Question

How do you write \[\dfrac{280}{100}\] as a mixed fraction?

Answer 1

Hint: For converting the given equation \[\dfrac{280}{100}\] into a mixed fraction, we have to convert the given equation into a proper fraction. By using the greatest common factor we have to lower the terms of our fraction. Now we have to convert this to a mixed fraction by writing the divisor as denominator, remainder as numerator and quotient as the whole number part.

Complete step-by-step solution:
For converting a given fraction as a mixed fraction. Let us assume and consider the given equation as ‘A’ and equation (1) respectively.
Let us consider
\[A=\dfrac{280}{100}...........\left( 1 \right)\]
By observing equation (1) we can say that this fraction consists of two numbers and a fraction bar. The number above the bar is 280 (which is called numerator). The number below the bar is 280 (which is called denominator).
Now, we have to reduce the fraction in equation (1), we have to divide the numerator and denominator by their greatest common factor, GCF.
Let us build the prime factorizations of the numerator and denominator in the equation (1), we get
\[\Rightarrow A=\dfrac{2\times 2\times 2\times 5\times 7}{2\times 2\times 5\times 5}\]
Let us rewrite the above equation in exponential form.
\[\Rightarrow A=\dfrac{{{2}^{3}}\times 5\times 7}{{{2}^{2}}\times {{5}^{2}}}\]
Let us consider the above equation as equation (2).
\[\Rightarrow A=\dfrac{{{2}^{3}}\times 5\times 7}{{{2}^{2}}\times {{5}^{2}}}............\left( 2 \right)\]
Calculating the GCF, we get
Multiplying all the common prime factors, by the lowest exponents.
GCF\[\left( {{2}^{3}}\times 5\times 7;{{2}^{2}}\times {{5}^{2}} \right)={{2}^{2}}\times 5\].
Dividing both numerator and denominator with GCF to convert given improper function to proper function, we get
\[\Rightarrow A=\dfrac{\dfrac{{{2}^{3}}\times 5\times 7}{{{2}^{2}}\times 5}}{\dfrac{{{2}^{2}}\times {{5}^{2}}}{{{2}^{2}}\times 5}}\]
\[\Rightarrow A=\dfrac{2\times 7}{5}\]
\[\Rightarrow A=\dfrac{14}{5}\]
Therefore the fraction is reduced in lower terms, let us consider it as equation (3).
\[A=\dfrac{14}{5}............\left( 3 \right)\]
Now we have to write this improper fraction to mixed fraction. For that we have to write a whole number and a proper fraction, of the same sign.
\[14\div 5=2\] and remainder =4, we can write it as
\[\Rightarrow A=14\div 5\Rightarrow 2\times 5+4\]
\[\Rightarrow 2+4/5\]
\[\Rightarrow A=2\dfrac{4}{5}\]
Let us consider the above equation as equation (4).
\[\Rightarrow A=2\dfrac{4}{5}...............\left( 4 \right)\]
Therefore a mixed fraction of equation (1) is equation (4).

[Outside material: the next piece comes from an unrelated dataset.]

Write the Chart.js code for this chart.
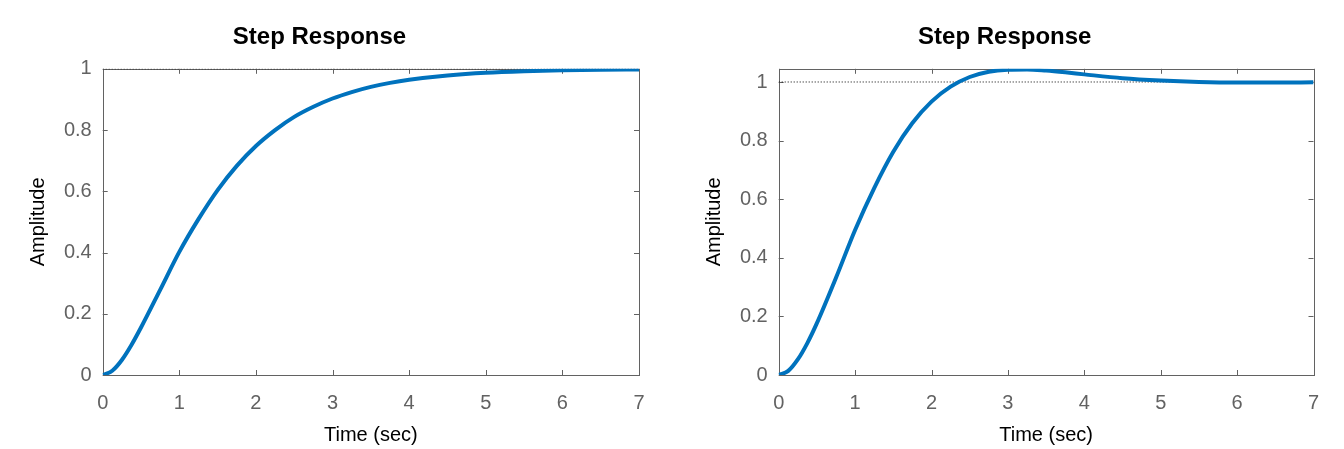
<!DOCTYPE html>
<html>
<head>
<meta charset="utf-8">
<script src="https://cdn.jsdelivr.net/npm/chart.js@4/dist/chart.umd.min.js"></script>
<style>
  html, body { margin: 0; padding: 0; background: #fff; overflow: hidden; }
  #left { position: absolute; left: 0; top: 0; }
  #right { position: absolute; left: 696px; top: 0; }
</style>
</head>
<body>
<canvas id="left" width="690" height="449"></canvas>
<canvas id="right" width="648" height="449"></canvas>
<script>
// values
const timeSec = [0, 0.125, 0.25, 0.375, 0.5, 0.75, 1, 1.25, 1.5, 1.75, 2, 2.25, 2.5, 2.75, 3, 3.25, 3.5, 3.75, 4, 4.5, 5, 5.5, 6, 6.5, 7];
const ampLeft = [0, 0.014, 0.049, 0.098, 0.155, 0.278, 0.402, 0.509, 0.604, 0.683, 0.748, 0.800, 0.843, 0.876, 0.903, 0.924, 0.941, 0.954, 0.964, 0.978, 0.987, 0.992, 0.995, 0.997, 0.998];
const ampRight = [0, 0.014, 0.053, 0.109, 0.177, 0.332, 0.495, 0.638, 0.762, 0.860, 0.933, 0.984, 1.017, 1.035, 1.042, 1.043, 1.039, 1.033, 1.026, 1.013, 1.005, 1.000, 0.998, 0.998, 0.999];
const xTicks = [0, 1, 2, 3, 4, 5, 6, 7];
const yTicks = [0, 0.2, 0.4, 0.6, 0.8, 1];
const steadyState = 1;

const FONT = "'Liberation Sans', Arial, Helvetica, sans-serif";

// matlab style box with inward ticks on all four sides
const matlabBox = {
  id: "matlabBox",
  beforeDatasetsDraw(chart) {
    const { ctx, chartArea: a, scales: { x, y } } = chart;
    ctx.save();
    ctx.strokeStyle = "#626262";
    ctx.lineWidth = 1;
    ctx.beginPath();
    x.ticks.forEach((t) => {
      const px = Math.round(x.getPixelForValue(t.value)) + 0.5;
      ctx.moveTo(px, a.bottom);
      ctx.lineTo(px, a.bottom - 5);
      ctx.moveTo(px, a.top);
      ctx.lineTo(px, a.top + 5);
    });
    y.ticks.forEach((t) => {
      const py = Math.round(y.getPixelForValue(t.value)) + 0.5;
      ctx.moveTo(a.left, py);
      ctx.lineTo(a.left + 5, py);
      ctx.moveTo(a.right, py);
      ctx.lineTo(a.right - 5, py);
    });
    ctx.stroke();
    ctx.strokeRect(Math.round(a.left) + 0.5, Math.round(a.top) + 0.5,
      Math.round(a.right - a.left), Math.round(a.bottom - a.top));
    ctx.restore();
  },
};

function makeChart(id, amps, yMax, yWidth, padRight, yTitlePad) {
  return new Chart(document.getElementById(id), {
    type: "line",
    data: {
      datasets: [
        {
          data: timeSec.map((t, i) => ({ x: t, y: amps[i] })),
          borderColor: "#0072BD",
          borderWidth: 4,
          cubicInterpolationMode: "monotone",
        },
        {
          data: [{ x: xTicks[0], y: steadyState }, { x: xTicks[xTicks.length - 1], y: steadyState }],
          borderColor: "#000",
          borderWidth: 1,
          borderDash: [1, 2],
        },
      ],
    },
    options: {
      responsive: false,
      animation: false,
      devicePixelRatio: 1,
      layout: { padding: { left: 0, right: padRight, top: 0, bottom: 0 } },
      plugins: {
        legend: { display: false },
        tooltip: { enabled: false },
        title: {
          display: true,
          text: "Step Response",
          color: "#000",
          font: { family: FONT, size: 24, weight: "bold" },
          padding: { top: 23, bottom: 17 },
        },
      },
      elements: { point: { radius: 0 } },
      scales: {
        x: {
          type: "linear",
          min: 0,
          max: 7,
          afterBuildTicks: (axis) => { axis.ticks = xTicks.map((value) => ({ value })); },
          afterFit: (axis) => { axis.height = 74; },
          grid: { display: false, drawTicks: false },
          border: { display: false },
          ticks: { color: "#626262", font: { family: FONT, size: 20 }, padding: 16, maxRotation: 0 },
          title: {
            display: true,
            text: "Time (sec)",
            color: "#000",
            font: { family: FONT, size: 20 },
            padding: { top: 0, bottom: 2 },
          },
        },
        y: {
          min: 0,
          max: yMax,
          afterBuildTicks: (axis) => { axis.ticks = yTicks.map((value) => ({ value })); },
          afterFit: (axis) => { axis.width = yWidth; },
          grid: { display: false, drawTicks: false },
          border: { display: false },
          ticks: {
            color: "#626262",
            font: { family: FONT, size: 20 },
            padding: 11,
            callback: (value) => String(value),
          },
          title: {
            display: true,
            text: "Amplitude",
            color: "#000",
            font: { family: FONT, size: 20 },
            padding: { top: yTitlePad, bottom: 0 },
          },
        },
      },
    },
    plugins: [matlabBox],
  });
}

makeChart("left", ampLeft, 1, 102.7, 51, 26);
makeChart("right", ampRight, 1.045, 82.7, 30.5, 6);
</script>
</body>
</html>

Note: In some problems we cannot convert the fraction into lower terms because numerator and denominator may be not divisible with the same numbers. Students may get confused in writing a mixed fraction i.e. \[A=4\dfrac{2}{5}\] which is wrong because in mixed fraction always quotients should be at outside the fraction, remainder at the numerator and divisor at the denominator.